Newspaper Covers Suicide Prevention Conference in Daytona

The Daytona Beach News-Journal had a very interesting and informative report on a suicide prevention conference held there, Survivor shares experience at suicide prevention conference.

On the opening day of the conference, a report was released showing a 41.5 percent increase in deaths by suicide overall in Volusia County: 109 in 2010 compared to 78 in 2009. In 2009, the rate was historically low, according to Mental Health America of East Central Florida in Daytona Beach.

15 of the 109 in from Volusia in 2010 were aged 16-29.

Volusia County had 107 suicides in 2008, up from 87 in 2007.

Flagler County had 11 suicides in 2008, down from 18.

Daytona Beach is in Volusia. This is a hardly surprising statistic. Volusia County, according to Wikipedia, has a population of 496,575 (ca. 2006) people while Flagler has a population of only 49,832 (ca. 2000).

I’ve always wondered about the motivations for suicide attempts, and to what extent a certain amount of over-indulgent selfishness might be involved.

It’s also a “tragic misconception,” he [Florida State University psychology professor Thomas Joiner] said, that the person usually believes he is a burden to others and his death will be worth more than his life.

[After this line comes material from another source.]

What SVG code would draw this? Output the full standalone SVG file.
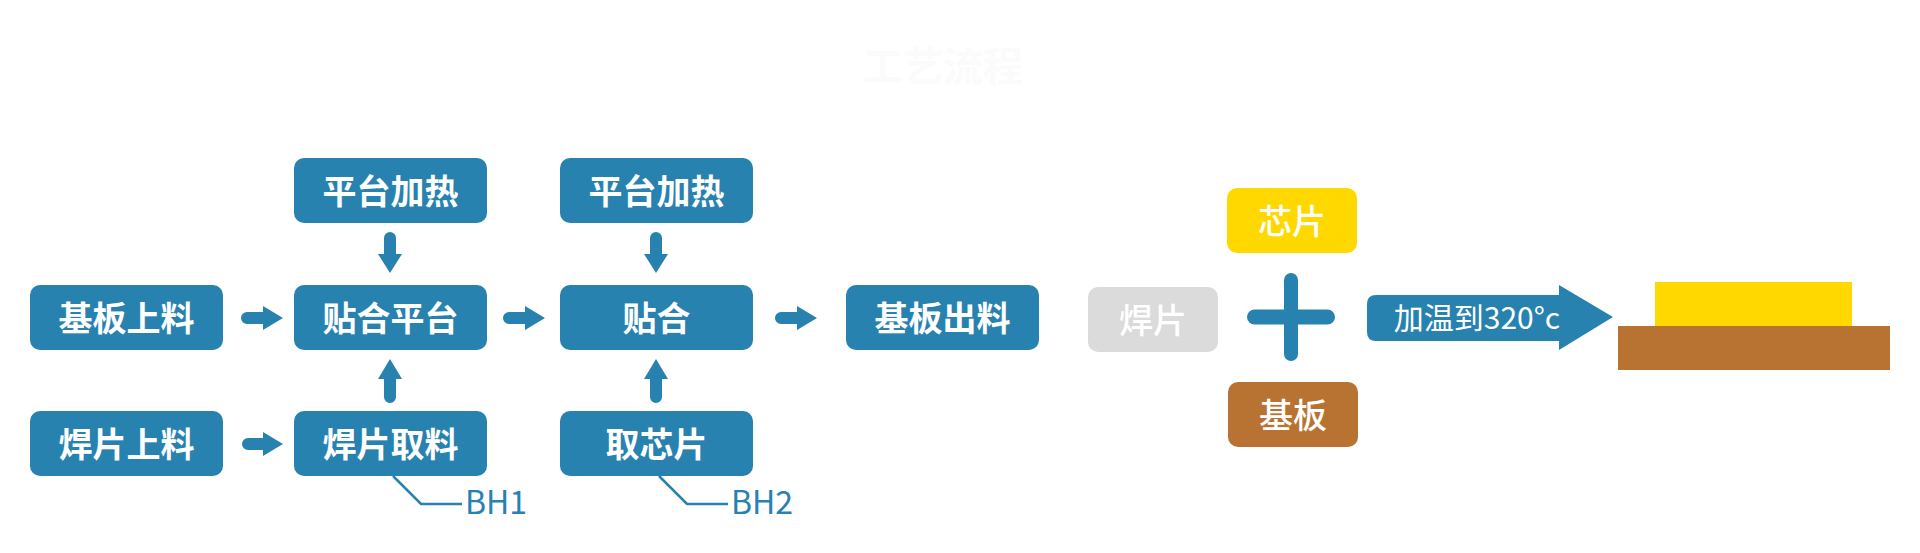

As absurd as the activities of the vast majority of the people here and abroad are, why would this or that person’s presumed insignificance be exceptional?

“That person is wrong — they are not doing anybody a favor,” Joiner said.

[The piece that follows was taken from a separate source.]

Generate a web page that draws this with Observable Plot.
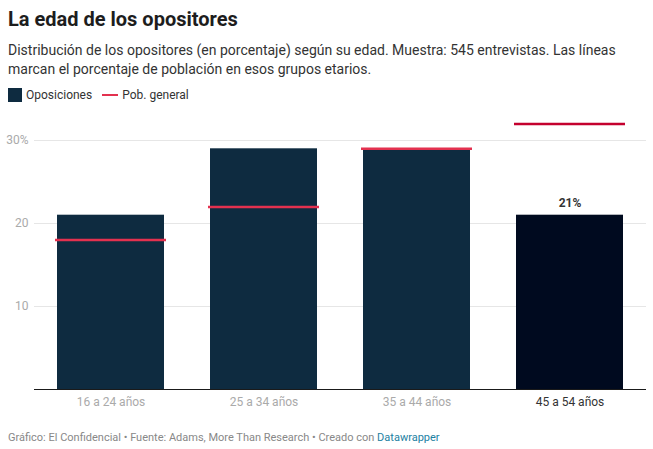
<!DOCTYPE html>
<html>
<head>
<meta charset="utf-8">
<script src="https://cdn.jsdelivr.net/npm/d3@7"></script>
<script src="https://cdn.jsdelivr.net/npm/@observablehq/plot@0.6"></script>
<style>
  body { margin: 0; padding: 0; font-family: Roboto, "Noto Sans", sans-serif; background: #fff; width: 653px; }
  #head { padding: 6px 8px 0 8px; }
  h1 { font-size: 20px; font-weight: 700; margin: 0; color: #1d1d1d; line-height: 26px; }
  .sub { font-size: 14px; color: #333; line-height: 19px; margin-top: 9px; }
  .legend { display: flex; align-items: center; font-size: 12px; color: #333; margin-top: 8px; height: 16px; }
  .sw { width: 14px; height: 14px; background: #0e2b40; display: inline-block; margin-right: 4px; }
  .ln { width: 16px; height: 2.5px; background: #e3314f; display: inline-block; margin: 0 4px 0 10px; }
  #foot { font-size: 11px; color: #888; padding: 16px 8px 0 8px; }
  #foot a { color: #1d81a2; text-decoration: none; }
  svg { display: block; }
</style>
</head>
<body>
<div id="head">
  <h1>La edad de los opositores</h1>
  <div class="sub">Distribución de los opositores (en porcentaje) según su edad. Muestra: 545 entrevistas. Las líneas marcan el porcentaje de población en esos grupos etarios.</div>
  <div class="legend"><span class="sw"></span>Oposiciones<span class="ln"></span>Pob. general</div>
</div>
<div id="chart"></div>
<div id="foot">Gráfico: El Confidencial • Fuente: Adams, More Than Research • Creado con <a>Datawrapper</a></div>
<script>
const groups = ["16 a 24 años", "25 a 34 años", "35 a 44 años", "45 a 54 años"];
const oposiciones = [21, 29, 29, 21];
const poblacion = [18, 22, 29, 32];
const highlighted = "45 a 54 años";

const data = groups.map((g, i) => ({group: g, op: oposiciones[i], pob: poblacion[i], hl: g === highlighted}));

const chart = Plot.plot({
  width: 653,
  height: 312,
  marginTop: 37,
  marginBottom: 26,
  marginLeft: 34,
  marginRight: 7,
  style: {fontFamily: "Roboto, 'Noto Sans', sans-serif", fontSize: "12px", background: "#fff"},
  x: {domain: groups, paddingInner: 0.3, paddingOuter: 0.15, label: null},
  y: {domain: [0, 30], label: null},
  marks: [
    Plot.gridY([10, 20, 30], {stroke: "#e6e6e6", strokeOpacity: 1}),
    Plot.axisY([10, 20, 30], {tickSize: 0, tickPadding: 6, fill: "#aaa", fontSize: 12,
      tickFormat: d => d === 30 ? "30%" : String(d), label: null}),
    Plot.barY(data, {x: "group", y: "op", fill: d => d.hl ? "#000a1f" : "#0e2b40"}),
    Plot.ruleY([0], {stroke: "#1a1a1a", strokeWidth: 1}),
    Plot.tickY(data, {x: "group", y: "pob", stroke: d => d.hl ? "#c4002e" : "#e3314f", strokeWidth: 2.5, insetLeft: -2, insetRight: -2}),
    Plot.text(data.filter(d => d.hl), {x: "group", y: "op", text: d => d.op + "%", dy: -12, fill: "#333", fontWeight: 700, fontSize: 12}),
    Plot.axisX({tickSize: 0, tickPadding: 8, fontSize: 12, label: null,
      fill: d => d === highlighted ? "#333" : "#aaa"})
  ]
});
document.getElementById("chart").appendChild(chart);
</script>
</body>
</html>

Strange leap here, I suppose. If a person doesn’t pull the trigger, he or she is right; if a person does pull the trigger, he or she is wrong. Dead or wounded maybe, I don’t think pulling a trigger decides right and wrong.

Seven out of 10, he said, also express the wish that they want to die before taking their life.

I, and pardon me for doing so, blame poor parenting skills to a certain extent, but at the general and not at the specific level. You’d think that if parents were intent on instilling in their children a sense of awe at the magnificense of life, and particularly in the magnificense of one’s own life, maybe suicide would be a little less prevalent than it has, with the passage of time, become.